= Codex: Angels of Death =

Table top game supplement

Codex: Angels of Death is a supplement published by Games Workshop in 1996 for the table-top miniatures game Warhammer 40,000. The supplement focuses on the Space Marine chapters known as the Dark Angels and the Blood Angels, who harbour a thousand-year secret and seek to expiate their guilt on the field of battle.

==Contents==
Codex: Angels of Death is a supplement which details the history, organizational structure and character of the Blood Angel and Dark Angel Space Marine chapters, and includes rules that cover the style, weapons and capabilities of both groups. The book also describes powerful characters associated with both chapters, as well as the special units Ravenwing and Deathwing.

==Publication history==
In 1987, Games Workshop released the science fiction miniatures wargame Warhammer 40,000, followed by a second edition in 1993. Many supplements and expansions for the second edition followed, including Codex: Angels of Death in 1996, a 120-page softcover book created by Rick Priestley and Jarvis Johnson, with artwork by John Blanche, Wayne England, Mark Gibbons, and Des Hanley. The book contents became obsolete in 1998 with the release of the 3rd edition of Warhammer 40,000.

==Reception==
In Issue 3 of the UK magazine Arcane, Mark Donald called this "the most professionally produced Codex to date. It's clear, comprehensive and contains some great art, especially on the stormy front cover." Donald noted that this was not new material, writing, "You may already have most of this book in a different guise." Nevertheless, Donald recommended buying this book, giving it a rating of 7 out of 10 while concluding, "If you want just one Space Marine Codex, then get this."

In Issue 92 of the French magazine Casus Belli, Emmanuel Quenez noted, "This supplement is timely for all defenders of the countless human interstellar colonies." After summarizing the book's content, Quenez concluded, "This excellent work will reinforce human troops, which is far from being a luxury in this terrifying universe."
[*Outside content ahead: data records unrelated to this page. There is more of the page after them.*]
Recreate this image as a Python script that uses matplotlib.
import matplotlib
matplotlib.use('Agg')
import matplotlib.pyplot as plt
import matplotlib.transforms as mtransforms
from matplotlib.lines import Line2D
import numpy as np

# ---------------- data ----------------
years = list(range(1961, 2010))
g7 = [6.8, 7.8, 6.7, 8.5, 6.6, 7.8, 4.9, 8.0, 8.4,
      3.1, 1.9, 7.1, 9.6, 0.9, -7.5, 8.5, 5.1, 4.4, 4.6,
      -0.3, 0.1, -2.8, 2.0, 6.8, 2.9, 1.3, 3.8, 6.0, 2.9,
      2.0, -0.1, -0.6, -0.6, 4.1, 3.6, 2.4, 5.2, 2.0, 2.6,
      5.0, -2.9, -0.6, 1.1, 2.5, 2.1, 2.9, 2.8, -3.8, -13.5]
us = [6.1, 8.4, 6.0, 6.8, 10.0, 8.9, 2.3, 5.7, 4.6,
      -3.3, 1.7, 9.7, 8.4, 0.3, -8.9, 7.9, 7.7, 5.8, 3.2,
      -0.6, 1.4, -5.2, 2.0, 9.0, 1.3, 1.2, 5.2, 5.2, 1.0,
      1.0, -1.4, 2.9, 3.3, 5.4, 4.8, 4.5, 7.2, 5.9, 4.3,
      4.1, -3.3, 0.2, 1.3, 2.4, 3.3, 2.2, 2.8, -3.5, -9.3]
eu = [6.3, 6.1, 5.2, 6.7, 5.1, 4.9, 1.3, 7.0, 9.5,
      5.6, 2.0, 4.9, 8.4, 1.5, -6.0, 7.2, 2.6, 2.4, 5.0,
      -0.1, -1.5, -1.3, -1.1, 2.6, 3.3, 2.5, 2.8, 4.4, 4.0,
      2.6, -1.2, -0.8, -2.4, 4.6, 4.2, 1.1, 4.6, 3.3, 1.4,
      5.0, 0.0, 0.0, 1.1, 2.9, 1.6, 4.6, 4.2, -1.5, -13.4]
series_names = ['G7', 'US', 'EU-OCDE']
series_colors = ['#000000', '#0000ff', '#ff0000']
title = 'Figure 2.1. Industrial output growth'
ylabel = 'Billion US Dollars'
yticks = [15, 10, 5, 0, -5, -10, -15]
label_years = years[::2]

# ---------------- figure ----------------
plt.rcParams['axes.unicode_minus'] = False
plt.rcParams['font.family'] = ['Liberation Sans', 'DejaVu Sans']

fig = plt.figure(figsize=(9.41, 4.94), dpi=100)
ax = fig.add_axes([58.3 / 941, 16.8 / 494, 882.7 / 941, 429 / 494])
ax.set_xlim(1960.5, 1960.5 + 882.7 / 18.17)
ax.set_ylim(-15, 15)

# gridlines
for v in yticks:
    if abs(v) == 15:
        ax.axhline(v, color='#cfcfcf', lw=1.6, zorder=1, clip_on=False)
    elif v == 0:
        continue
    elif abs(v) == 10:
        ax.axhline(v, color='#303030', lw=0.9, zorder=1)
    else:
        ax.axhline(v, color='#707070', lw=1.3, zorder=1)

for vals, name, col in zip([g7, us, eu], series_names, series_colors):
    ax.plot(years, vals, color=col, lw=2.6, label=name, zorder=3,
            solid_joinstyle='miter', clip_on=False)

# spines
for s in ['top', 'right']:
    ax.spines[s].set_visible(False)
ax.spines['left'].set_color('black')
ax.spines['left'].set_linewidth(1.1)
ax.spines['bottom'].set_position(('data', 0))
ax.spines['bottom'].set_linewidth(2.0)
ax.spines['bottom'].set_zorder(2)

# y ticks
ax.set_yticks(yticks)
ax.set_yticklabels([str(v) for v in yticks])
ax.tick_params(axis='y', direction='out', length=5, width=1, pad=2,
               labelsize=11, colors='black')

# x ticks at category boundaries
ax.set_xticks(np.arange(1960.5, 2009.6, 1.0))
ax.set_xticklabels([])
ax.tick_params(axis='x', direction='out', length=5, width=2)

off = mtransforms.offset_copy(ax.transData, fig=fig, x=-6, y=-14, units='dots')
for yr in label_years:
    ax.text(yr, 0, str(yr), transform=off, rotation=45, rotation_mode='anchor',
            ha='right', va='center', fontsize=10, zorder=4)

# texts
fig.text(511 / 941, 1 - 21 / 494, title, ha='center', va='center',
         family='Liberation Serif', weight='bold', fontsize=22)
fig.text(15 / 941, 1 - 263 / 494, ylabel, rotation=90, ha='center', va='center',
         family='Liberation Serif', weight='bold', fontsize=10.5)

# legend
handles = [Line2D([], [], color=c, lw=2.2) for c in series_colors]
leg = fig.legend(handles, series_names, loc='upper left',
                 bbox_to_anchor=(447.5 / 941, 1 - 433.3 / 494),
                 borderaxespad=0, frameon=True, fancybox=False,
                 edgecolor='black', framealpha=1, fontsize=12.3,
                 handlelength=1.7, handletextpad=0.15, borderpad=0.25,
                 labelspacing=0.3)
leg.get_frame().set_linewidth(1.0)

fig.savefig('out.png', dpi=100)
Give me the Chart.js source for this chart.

In a retrospective review written 25 years after the book's publication, Greg Chiasson admitted "Yes, it seems like a clunky first draft, but that's because it kind of is." But Chiasson pointed out "All of [present-day Warhammer] was built off of this, and I have to respect what they did here, capturing the imagination of an entire generation of nerds." Chiasson also noted that the book had been a good deal, writing, "For something that went for $20 back in the day, there's a lot of book here – over 100 pages even before you factor in the catalog pages. It's not full-color, and it's soft cover, but still, amazing value for money." Chiasson concluded, "I truly adore this book. As an artifact, if not a gaming piece, it rules."